(Stated problem) Include the line containing "x = list(range(1, len(categories) + 1))" and all lines before it, repeated exactly from the listing below, without pictures.

═════ Given information ═════

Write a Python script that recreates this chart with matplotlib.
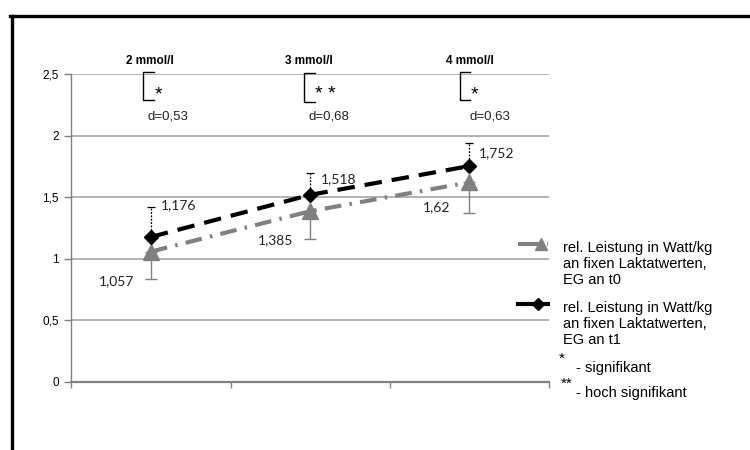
import matplotlib
matplotlib.use("Agg")
import matplotlib.pyplot as plt
from matplotlib.lines import Line2D

# Lactate thresholds and relative power (W/kg)
categories = ["2 mmol/l", "3 mmol/l", "4 mmol/l"]
t0_values = [1.057, 1.385, 1.62]
t1_values = [1.176, 1.518, 1.752]
t0_err_low = [0.225, 0.228, 0.247]
t1_err_high = [0.241, 0.175, 0.185]
t0_labels = ["1,057", "1,385", "1,62"]
t1_labels = ["1,176", "1,518", "1,752"]
significance = ["*", "**", "*"]
effect_sizes = ["d=0,53", "d=0,68", "d=0,63"]
y_ticks = [0, 0.5, 1, 1.5, 2, 2.5]
y_tick_labels = ["0", "0,5", "1", "1,5", "2", "2,5"]
legend_t0 = "rel. Leistung in Watt/kg\nan fixen Laktatwerten,\nEG an t0"
legend_t1 = "rel. Leistung in Watt/kg\nan fixen Laktatwerten,\nEG an t1"

NARROW = ["Liberation Sans Narrow", "Liberation Sans", "DejaVu Sans"]
ARIAL = ["Liberation Sans", "DejaVu Sans"]
LABEL = ["Lato", "Open Sans", "DejaVu Sans"]

GRAY = "#808080"
GRID = "#a6a6a6"

W, H = 750, 450
fig = plt.figure(figsize=(7.5, 4.5), dpi=100)
fig.patch.set_facecolor("white")


def fx(px):
    return px / W


def fy(py):
    return 1 - py / H


ax = fig.add_axes([fx(71.3), fy(381.7), fx(549) - fx(71.3), fy(74) - fy(381.7)])
ax.set_xlim(0.5, 3.5)
ax.set_ylim(0, 2.5)

x = list(range(1, len(categories) + 1))

# gridlines
ax.set_yticks(y_ticks)
ax.set_yticklabels(y_tick_labels, fontfamily=NARROW, fontsize=8.5)
ax.yaxis.grid(True, color=GRID, linewidth=1.2)
ax.set_axisbelow(True)
ax.tick_params(axis="y", length=5, width=1, color=GRAY, pad=4)
ax.set_xticks([0.5, 1.5, 2.5, 3.5])
ax.set_xticklabels([])
ax.tick_params(axis="x", length=4, width=1, color=GRAY, direction="out")
for s in ["top", "right"]:
    ax.spines[s].set_visible(False)
ax.spines["left"].set_color(GRAY)
ax.spines["left"].set_linewidth(1)
ax.spines["bottom"].set_color(GRAY)
ax.spines["bottom"].set_linewidth(1.6)

# error bars
ax.errorbar(x, t0_values, yerr=[t0_err_low, [0] * 3], fmt="none",
            ecolor=GRAY, elinewidth=1, capsize=4, capthick=1, zorder=3)
eb = ax.errorbar(x, t1_values, yerr=[[0] * 3, t1_err_high], fmt="none",
                 ecolor="black", elinewidth=0.9, capsize=3, capthick=0.9, zorder=3)
for lc in eb[2]:
    lc.set_linestyle((0, (1.5, 1.2)))

# series lines
ax.plot(x, t0_values, color=GRAY, linewidth=3, linestyle=(0, (4, 2, 0.6, 2)),
        marker="^", markersize=12, markerfacecolor=GRAY, markeredgecolor=GRAY,
        zorder=4)
ax.plot(x, t1_values, color="black", linewidth=3, linestyle=(0, (4.2, 2.4)),
        marker="D", markersize=7, markerfacecolor="black",
        markeredgecolor="black", zorder=5)

# data labels
t0_offsets = [(-12, -21), (-12, -21), (-14, -18)]
t1_offsets = [(7, 23), (8, 11), (7, 9)]
for xi, v, lab, off in zip(x, t0_values, t0_labels, t0_offsets):
    ax.annotate(lab, (xi, v), xytext=off, textcoords="offset points",
                ha="right", va="center", fontsize=10, fontfamily=LABEL,
                color="#222222")
for xi, v, lab, off in zip(x, t1_values, t1_labels, t1_offsets):
    ax.annotate(lab, (xi, v), xytext=off, textcoords="offset points",
                ha="left", va="center", fontsize=10, fontfamily=LABEL,
                color="#222222")

# category headers with significance brackets and effect sizes
title_x = [0.994, 1.993, 3.005]
bracket_x = [0.952, 1.964, 2.94]
bracket_y = [(2.288, 2.518), (2.275, 2.508), (2.288, 2.518)]
star_x = [1.045, 2.093, 3.035]
d_x = [1.107, 2.119, 3.13]
for i in range(len(categories)):
    ax.text(title_x[i], 2.607, categories[i], ha="center", va="center",
            fontsize=8.5, fontweight="bold", fontfamily=NARROW, clip_on=False)
    b0, b1 = bracket_y[i]
    bx = bracket_x[i]
    ax.plot([bx + 0.065, bx, bx, bx + 0.065], [b1, b1, b0, b0], color="black",
            linewidth=1, clip_on=False, zorder=6)
    ax.text(star_x[i], 2.33, " ".join(significance[i]), ha="center",
            va="center", fontsize=14, fontfamily=ARIAL)
    ax.text(d_x[i], 2.155, effect_sizes[i], ha="center", va="center",
            fontsize=9.5, fontfamily=ARIAL, color="#222222")

# legend
lg0 = Line2D([fx(518), fx(548)], [fy(244), fy(244)], color=GRAY, linewidth=3,
             linestyle=(0, (5, 2, 0.6, 2)), transform=fig.transFigure)
fig.add_artist(lg0)
fig.add_artist(Line2D([fx(541)], [fy(244)], marker="^", markersize=8,
                      color=GRAY, linestyle="none", transform=fig.transFigure))
lg1 = Line2D([fx(518), fx(548)], [fy(304), fy(304)], color="black", linewidth=3,
             transform=fig.transFigure)
fig.add_artist(lg1)
fig.add_artist(Line2D([fx(538)], [fy(304)], marker="D", markersize=6,
                      color="black", linestyle="none",
                      transform=fig.transFigure))
fig.text(fx(563), fy(241), legend_t0, ha="left", va="top", fontsize=10.5,
         fontfamily=ARIAL, linespacing=1.2)
fig.text(fx(563), fy(301), legend_t1, ha="left", va="top", fontsize=10.5,
         fontfamily=ARIAL, linespacing=1.2)
fig.text(fx(562), fy(359), "*", ha="center", va="center", fontsize=11,
         fontfamily=ARIAL)
fig.text(fx(576), fy(368), "- signifikant", ha="left", va="center",
         fontsize=10.5, fontfamily=ARIAL)
fig.text(fx(567), fy(384), "**", ha="center", va="center", fontsize=11,
         fontfamily=ARIAL)
fig.text(fx(576), fy(393), "- hoch signifikant", ha="left", va="center",
         fontsize=10.5, fontfamily=ARIAL)

# outer frame (top and left edges)
fig.add_artist(Line2D([fx(10), fx(760)], [fy(15.5), fy(15.5)], color="black",
                      linewidth=2.4, transform=fig.transFigure,
                      solid_capstyle="projecting"))
fig.add_artist(Line2D([fx(11.5), fx(11.5)], [fy(15.5), fy(460)], color="black",
                      linewidth=2.4, transform=fig.transFigure,
                      solid_capstyle="projecting"))

fig.savefig("out.png", dpi=100)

═════

(Answer in full)
Write a Python script that recreates this chart with matplotlib.
import matplotlib
matplotlib.use("Agg")
import matplotlib.pyplot as plt
from matplotlib.lines import Line2D

# Lactate thresholds and relative power (W/kg)
categories = ["2 mmol/l", "3 mmol/l", "4 mmol/l"]
t0_values = [1.057, 1.385, 1.62]
t1_values = [1.176, 1.518, 1.752]
t0_err_low = [0.225, 0.228, 0.247]
t1_err_high = [0.241, 0.175, 0.185]
t0_labels = ["1,057", "1,385", "1,62"]
t1_labels = ["1,176", "1,518", "1,752"]
significance = ["*", "**", "*"]
effect_sizes = ["d=0,53", "d=0,68", "d=0,63"]
y_ticks = [0, 0.5, 1, 1.5, 2, 2.5]
y_tick_labels = ["0", "0,5", "1", "1,5", "2", "2,5"]
legend_t0 = "rel. Leistung in Watt/kg\nan fixen Laktatwerten,\nEG an t0"
legend_t1 = "rel. Leistung in Watt/kg\nan fixen Laktatwerten,\nEG an t1"

NARROW = ["Liberation Sans Narrow", "Liberation Sans", "DejaVu Sans"]
ARIAL = ["Liberation Sans", "DejaVu Sans"]
LABEL = ["Lato", "Open Sans", "DejaVu Sans"]

GRAY = "#808080"
GRID = "#a6a6a6"

W, H = 750, 450
fig = plt.figure(figsize=(7.5, 4.5), dpi=100)
fig.patch.set_facecolor("white")


def fx(px):
    return px / W


def fy(py):
    return 1 - py / H


ax = fig.add_axes([fx(71.3), fy(381.7), fx(549) - fx(71.3), fy(74) - fy(381.7)])
ax.set_xlim(0.5, 3.5)
ax.set_ylim(0, 2.5)

x = list(range(1, len(categories) + 1))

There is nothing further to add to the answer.